Last updated on May 13th, 2019 at 02:32 pm
I grew up with three siblings, and I remember whenever we were shopping for clothes or shoes, Mom always encouraged us to buy a size larger than we needed, so we would "have room to grow." I do the same thing now when I’m shopping for my grandchildren.
Many of my clients enter coaching because they suspect they are settling for careers that are "too small." One might have a hankering to expand his or her business big-time, yet gets stuck pondering all the obstacles, all the downsides of upsizing.
We Americans are usually depicted as adventurous, bold risk-takers. Certainly our ancestors who settled this land gambled everything on a vision of a bigger, freer, better life. Those adventurous souls heading West in the Conestogas reached out, almost into thin air, aspiring to a broader horizon.
So, I’m puzzled about why so many people in this country "settle" for such a small version of the life they truly want. I’m intrigued by the attachment to safety nets, even safety nets of language. So often, I hear someone speak of an extraordinary move toward a really inspiring goal. Then, the qualifying statement, the safety net, emerges: "Well, who knows, I’m probably only dreaming." "It’s pie in the sky talk." "Yeah, that might have been possible 20 years ago." Stuff like that.
While training coaches within an organization, my partner Sandye Brown and I used a model to help people achieve extraordinary results and move beyond the need for safety nets, step-by-step.
The first step in the model is to describe, in painstaking detail, that extraordinary goal they’re after.

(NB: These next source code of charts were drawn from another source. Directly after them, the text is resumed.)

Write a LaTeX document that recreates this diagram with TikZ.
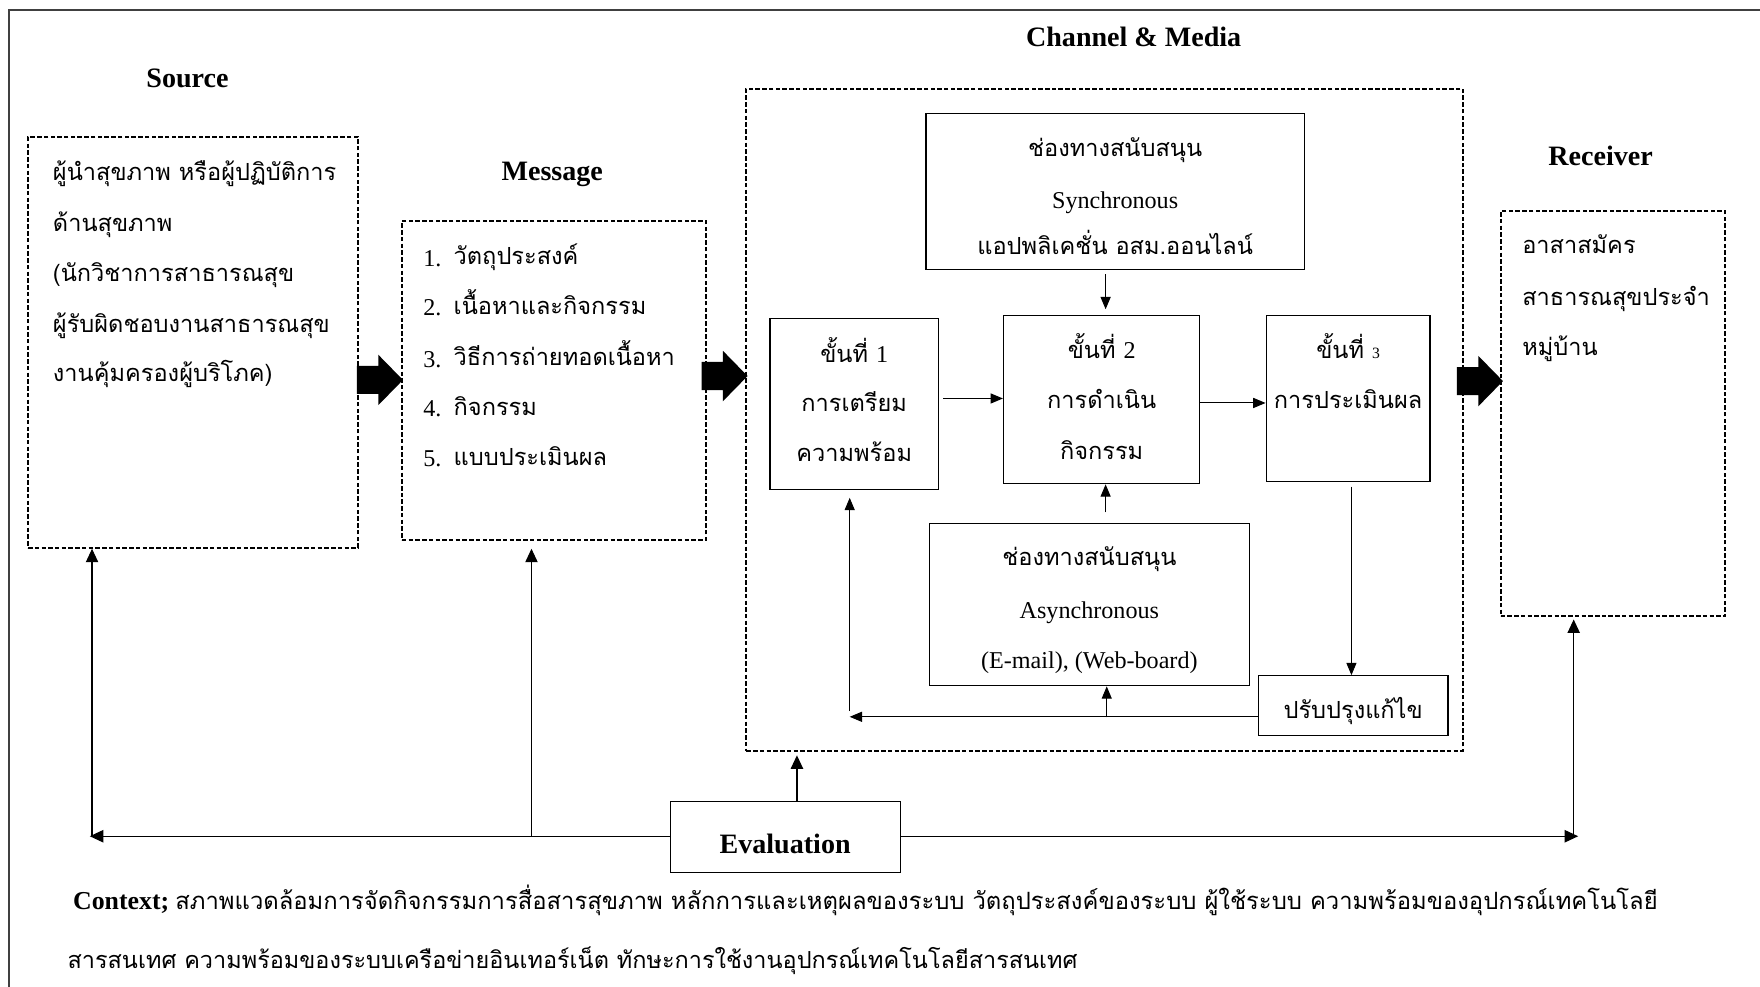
\documentclass[tikz,border=0pt]{standalone}
\usepackage{fontspec}
\setmainfont{Liberation Serif}
\newfontfamily\thaifont[Script=Thai]{Loma}
\usetikzlibrary{arrows.meta,calc}

\tikzset{
  box/.style={draw, line width=1pt, inner sep=0pt},
  dbox/.style={draw, line width=1.8pt, dash pattern=on 4pt off 2pt, inner sep=0pt},
  th/.style={font=\thaifont\fontsize{21}{24}\selectfont, inner sep=0pt},
  lat/.style={font=\fontsize{21.5}{24}\selectfont, inner sep=0pt},
  ttl/.style={font=\bfseries\fontsize{25}{28}\selectfont, inner sep=0pt},
  conn/.style={line width=0.9pt, -{Triangle[length=11pt,width=9pt]}},
  bigconn/.style={line width=1pt, -{Triangle[length=12pt,width=11pt]}},
  pics/blockarrow/.style={code={
    \fill (0,-12.5) -- (19,-12.5) -- (19,-22.5) -- (41,0) -- (19,22.5) -- (19,12.5) -- (0,12.5) -- cycle;
  }}
}

% a box given by its left, top, right and bottom edges
\newcommand{\edgebox}[6]{%
  \node[#1, minimum width={#5-#3}, minimum height={#6-#4}] (#2) at ({(#3+#5)/2},{(#4+#6)/2}) {};}

\begin{document}
\begin{tikzpicture}[x=1pt,y=-1pt]
\useasboundingbox (0,0) rectangle (1568,879);
\clip (0,0) rectangle (1568,879);

% outer frame
\draw[line width=1.8pt, black!75] (1600,8.5) -- (8,8.5) -- (8,900);

% dashed group boxes
\edgebox{dbox}{src}{25}{122}{319}{488}
\edgebox{dbox}{msg}{358}{197}{629}{481}
\edgebox{dbox}{chan}{665}{79}{1303}{669}
\edgebox{dbox}{rcv}{1337}{188}{1537}{549}

% solid boxes
\edgebox{box}{sync}{825}{101}{1162}{240}
\edgebox{box}{s1}{686}{284}{836}{436}
\edgebox{box}{s2}{894}{281}{1069}{431}
\edgebox{box}{s3}{1128}{281}{1274}{429}
\edgebox{box}{async}{828}{466}{1113}{611}
\edgebox{box}{fix}{1121}{602}{1290}{655}
\edgebox{box}{eval}{597}{714}{802}{777}

% titles
\node[ttl, anchor=base] (tsrc) at (167,78) {Source};
\node[ttl, anchor=base] (tmsg) at (492,161) {Message};
\node[ttl, anchor=base] (tchan) at (1010,41) {Channel \& Media};
\node[ttl, anchor=base] (trcv) at (1426,147) {Receiver};
\node[ttl, anchor=base] (teval) at (eval.center |- 0,760) {Evaluation};

% source text
\node[th, anchor=base west] (src1) at (47,161) {ผู้นำสุขภาพ หรือผู้ปฏิบัติการ};
\node[th, anchor=base west] (src2) at (47,206) {ด้านสุขภาพ};
\node[th, anchor=base west] (src3) at (47,251) {(นักวิชาการสาธารณสุข};
\node[th, anchor=base west] (src4) at (47,296) {ผู้รับผิดชอบงานสาธารณสุข};
\node[th, anchor=base west] (src5) at (47,340) {งานคุ้มครองผู้บริโภค)};

% message items
\foreach \n/\t/\yy in {1/วัตถุประสงค์/230, 2/เนื้อหาและกิจกรรม/274, 3/วิธีการถ่ายทอดเนื้อหา/320, 4/กิจกรรม/364, 5/แบบประเมินผล/409}{
  \node[lat, anchor=base west] (msgn\n) at (377,\yy+7) {\n.};
  \node[th, anchor=base west] (msgt\n) at (404,\yy+6) {\t};
}

% synchronous channel
\node[th, anchor=base] (sync1) at (993.5,139) {ช่องทางสนับสนุน};
\node[lat, anchor=base] (sync2) at (993.5,186) {Synchronous};
\node[th, anchor=base] (sync3) at (993.5,227) {แอปพลิเคชั่น อสม.ออนไลน์};

% steps
\node[th, anchor=base] (s1a) at (761,323) {ขั้นที่ {\rmfamily\fontsize{21.5}{24}\selectfont 1}};
\node[th, anchor=base] (s1b) at (761,367) {การเตรียม};
\node[th, anchor=base] (s1c) at (761,411) {ความพร้อม};
\node[th, anchor=base] (s2a) at (981.5,319) {ขั้นที่ {\rmfamily\fontsize{21.5}{24}\selectfont 2}};
\node[th, anchor=base] (s2b) at (981.5,364) {การดำเนิน};
\node[th, anchor=base] (s2c) at (981.5,409) {กิจกรรม};
\node[th, anchor=base] (s3a) at (1201,319) {ขั้นที่ {\rmfamily\fontsize{14}{16}\selectfont 3}};
\node[th, anchor=base] (s3b) at (1201,364) {การประเมินผล};

% asynchronous channel
\node[th, anchor=base] (as1) at (970.5,504) {ช่องทางสนับสนุน};
\node[lat, anchor=base] (as2) at (970.5,551) {Asynchronous};
\node[lat, anchor=base] (as3) at (970.5,596) {(E-mail), (Web-board)};

\node[th, anchor=base] (fixt) at (fix.center |- 0,640) {ปรับปรุงแก้ไข};

% receiver text
\node[th, anchor=base west] (rcv1) at (1356,226) {อาสาสมัคร};
\node[th, anchor=base west] (rcv2) at (1356,272) {สาธารณสุขประจำ};
\node[th, anchor=base west] (rcv3) at (1356,317) {หมู่บ้าน};

% context
\node[anchor=base west, inner sep=0pt] (ctx1) at (65,810)
  {{\bfseries\fontsize{23}{26}\selectfont Context;}\hspace{3pt} {\thaifont\fontsize{21.2}{24}\selectfont สภาพแวดล้อมการจัดกิจกรรมการสื่อสารสุขภาพ หลักการและเหตุผลของระบบ วัตถุประสงค์ของระบบ ผู้ใช้ระบบ ความพร้อมของอุปกรณ์เทคโนโลยี}};
\node[anchor=base west, inner sep=0pt, font=\thaifont\fontsize{20.9}{24}\selectfont] (ctx2) at (60,863)
  {สารสนเทศ ความพร้อมของระบบเครือข่ายอินเทอร์เน็ต ทักษะการใช้งานอุปกรณ์เทคโนโลยีสารสนเทศ};

% block arrows between the stages
\pic at (318,338.5) {blockarrow};
\pic at (625,335) {blockarrow};
\pic at (1298,339.5) {blockarrow};

% flow inside the channel
\draw[conn] ([shift={(4,-5)}]s1.east) -- ([yshift=5pt]s1.east -| s2.west);
\draw[conn] ([yshift=-3pt]s2.east) -- ([yshift=-3pt]s2.east -| s3.west);
\draw[conn, shorten <=4pt, shorten >=5pt] ([xshift=3.5pt]s2.north |- sync.south) -- ([xshift=3.5pt]s2.north);
\draw[conn, shorten <=9pt] ([xshift=3.5pt]s2.south |- async.north) -- ([xshift=3.5pt]s2.south);
\draw[conn, shorten <=4pt] ([xshift=3pt]s3.south) -- ([xshift=3pt]s3.south |- fix.north);

% revision loop
\coordinate (loop) at (757,638.6);
\coordinate (afb) at (986,639);
\draw[conn] (fix.west |- loop) -- (loop);
\draw[conn, shorten <=5pt, shorten >=7pt] (loop) -- (loop |- s1.south);
\draw[conn] (afb) -- (afb |- async.south);

% evaluation feedback
\coordinate (eL) at (80,745);
\coordinate (eR) at (1406,745);
\coordinate (eSrc) at (82,745);
\coordinate (eMsg) at (473.5,745);
\coordinate (eRcv) at (1402,745);
\draw[bigconn] (eval.west |- eL) -- (eL);
\draw[bigconn] (eval.east |- eR) -- (eR);
\draw[bigconn] (eSrc) -- (eSrc |- src.south);
\draw[bigconn, shorten >=7pt] (eMsg) -- (eMsg |- msg.south);
\draw[bigconn, shorten >=2pt] (eRcv) -- (eRcv |- rcv.south);
\draw[bigconn, shorten >=3pt] ([xshift=10.5pt]eval.north) -- ([xshift=10.5pt]eval.north |- chan.south);
\end{tikzpicture}
\end{document}
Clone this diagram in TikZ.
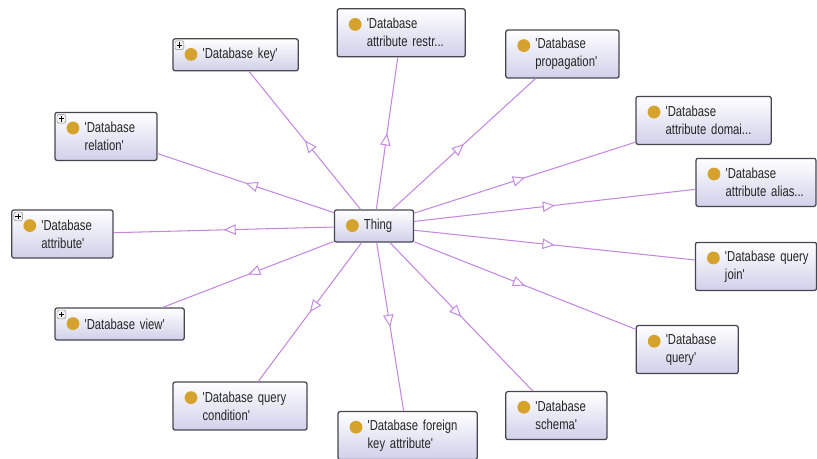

In this step, they produce a "well-formed outcome"-specific, measurable, attainable, realistic and including a time frame. This must be a goal that is energizing and gutsy – able to inspire your inner core and light up your eyes.
The second step is to craft a commitment statement. This is the process of taking a stand for the outcome. It has to be real and it is just the opposite of the safety-net talk.
Next, together, we identify all the obstacles, everything that is in the way of achieving the big outcome. We next teach a process of using "design questions" to overcome the obstacles.
The next step is to brainstorm possibilities, letting the creative juices flow. Out of that, we move to winnowing down those possibilities into the ones we want to pursue. Then we build an action plan to work those possibilities, and voila, we’re on our way to achieving that extraordinary result.
Sounds simple, right? Well it is far from that.
What it is, though, is a process that moves us into action; one that keeps our attention fastened on the extraordinary goal and eventually provides tools for realizing the goal. Even while teaching this process in the "laboratory" of organizational training, it takes months to move through all the steps.
In my experience working with clients who are honing their leadership skills, the first two steps in this model are the trickiest. Usually that long-desired goal has been held as "pie-in-the-sky" and never clearly defined. If there is that fear, that hesitancy to bring the dream into one’s "real" life, keeping it out of focus prevents taking it in your hands and examining it as a possibility. While the goal is blurry, most people don’t even mention it out loud to anyone but perhaps a close confidant. In coaching, we spend whatever time is needed to bring it into focus, taking the gauzy wish and molding it into an outcome that the client can see and feel. When the goal is defined meticulously, the client has already made a significant shift.
The second step that I see as break-through work, is taking a stand for the goal. The client searches his interior to find the commitment that is juicy enough, strong enough, enduring enough to provide the extraordinary inspiration necessary. Taking a stand is dramatic. We all love that moment in a movie or play when the lead character rises up to take a stand. "We’re going home." "Frankly, I don’t give a damn."
We love it even more when we’re starring in our own lives.
Yesterday, I was reading an essay entitled "Speed," by Oliver Sacks, who has achieved a few hundred extraordinary goals himself. In the Aug. 23 issue of the New Yorker, Sacks writes about the varying perceptions of time passing. He described a few reports from people he interviewed who survived near-death experiences. At the very peak of the crisis, whether flying through the air after being hit by a car or whatever, they report an enormous expansion in their perception of time. Sacks is studying the neurology behind this, and suggesting that, in peak experience, the brain shifts into an incredibly efficient mode. Interesting!
I believe, with no empirical evidence but lots of observation of human beings transforming the impossible into reality, that our systems do shift into a different gear when we are crystal clear, fully engaged and stretching toward a goal worthy of our finest talents. And in this mode, we are inspiring countless other fellow humans to dare, to honor their dreams.
Sure beats sitting around saying, "Well there’s no use even thinking about it. It’ll never happen." There is gold within your reach.